Among them was Colin Funk, 42, who sat up watching mud and debris approaching his Montecito house overnight and fled on Tuesday morning with his wife and three young children as thigh-high mud approached the front doorway.

"We started looking around, and that's when we saw parts of roofs and there was a body against our next door neighbour's car," said Mr Funk, who works as a financial adviser.

"I feel lucky," he said. "Some people lost their lives in my neighbourhood."

Television personality Ellen DeGeneres, who is among celebrities such as Oprah Winfrey and Rob Lowe who own homes in the upmarket community of Montecito, posted a photo on Twitter of a roadway choked with mud and brown water.

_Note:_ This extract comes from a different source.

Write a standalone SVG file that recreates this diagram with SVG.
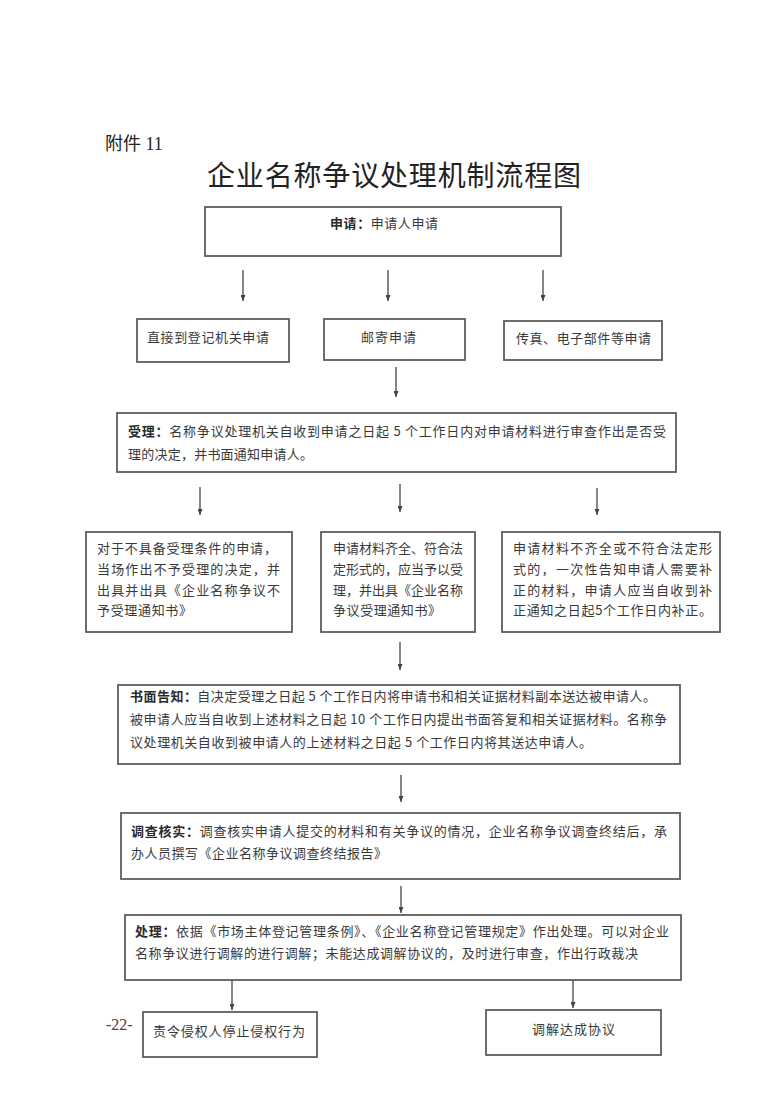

"This is not a river," DeGeneres wrote on Twitter. "This is the 101 freeway in my neighbourhood right now. Montecito needs your love and support."

Oprah Winfrey, who also lives in Montecito and had left her home during the wildfires, had not posted about the mudslides as of Tuesday evening.

Some areas of Santa Barbara County early on Tuesday were pounded with more than a half-inch of rain in five minutes, a rate that far exceeds the normal flash flood threshold, officials said.

"Where are the frogs and locusts? We’re waiting for them," Dominic Shiach, a restaurateur from Montecito who relocated due to last month's fire, said by telephone. He lives just outside the latest evacuation zone.